In that context, borrowing $8 trillion more this decade—$60,000 for every household— would be pouring gasoline on a fire. Even assuming that interest rates never again exceed 3 percent, this year’s spending spree alone would add $240 billion in interest costs to the federal budget every year, forever. That is $240 billion each year that could otherwise provide free public college, finance major climate initiatives, or significantly expand health care coverage. Instead, it will be spent on interest for bondholders.
Some Democrats suggest that the Federal Reserve can finance all this new spending with the printing press. While the economic effects of the Fed financing $3 trillion in recent government borrowing are undetermined, it is absurd to assume it would—or should—finance this $8 trillion spending spree or a large portion of the $100 trillion baseline debt this way. The numbers are just too large.
Other Democrats assert that we can just tax the rich. Yet even combining virtually every progressive tax increase—including a 70 percent income tax bracket, higher capital gains taxes, Social Security taxes on all wages, an 8 percent wealth tax, a 77 percent estate tax, a carbon tax, and steep new taxes on Wall Street and corporations—would not even balance the baseline budget over the next decade, much less this new spending spree. And even that assumes that combined marginal tax rates of nearly 100 percent do not harm the economy.
We can pin our long-term economic solvency to the hopes that interest rates never exceed 2 percent again, but that would be extraordinarily reckless. As for Japan’s aforementioned debt: It has benefitted from higher domestic savings to finance its debt, yet the nation has nonetheless suffered under slow economic growth rates for three decades.
That leaves the option of burying our heads in the sand and hoping for some undefined miracle. The danger of soaring debt is that—much like global warming—by the time you can directly feel its effects, it is too late to address them without significant pain. Nations that find themselves with unsustainable debt face three painful choices: historic tax increases, drastic spending cuts, or running the printing press. Much better to make responsible decisions today to avoid these awful options.
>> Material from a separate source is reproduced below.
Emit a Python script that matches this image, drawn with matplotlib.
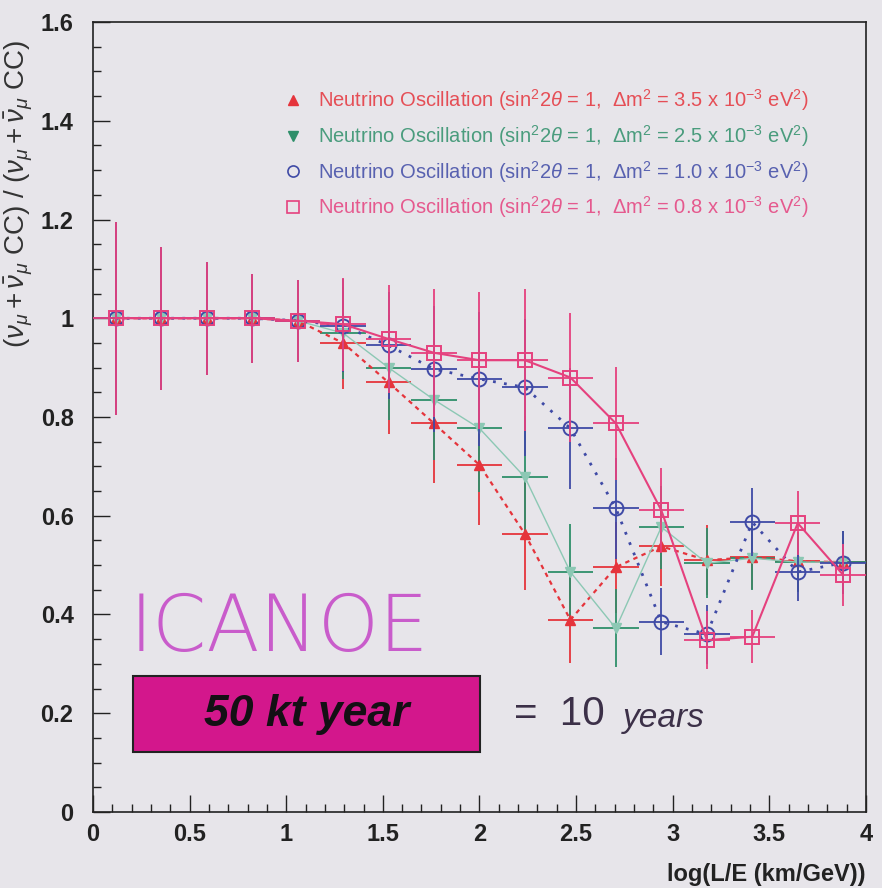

This does not mean the progressive wish list is dead. Instead, it means that anything worth doing is worth paying for. Republicans absolutely should have paid for their $1.5 trillion tax cut. And responsible Democrats should scale back—and pay for—their top priorities from the remaining $6 trillion of this year’s $8 trillion wish list (or cap their new borrowing at $1.5 trillion to match the GOP tax cuts).
Progressives could afford many of their goals if they were willing to address the $100 trillion Social Security and Medicare shortfalls projected over the next few decades. Even trimming benefits for wealthy seniors could save trillions of dollars over the long term. Modest proposals like family leave, child tax credits, and clean energy investments can be funded by trimming existing programs, or with smaller tax increases. But if progressive instead want to spend like Europeans, they should be willing to tax like Europeans. That means preparing the middle class for substantially higher income and payroll taxes and creating exorbitant new value-added taxes.
Spending trillions of dollars on popular benefits is easy, especially when you can dump the painful costs on future taxpayers. Sinema and Manchin deserve credit for demanding that new benefits be provided in a manner that is economically and fiscally sustainable. Today’s television ads may be nasty, but tomorrow’s taxpayers will thank them.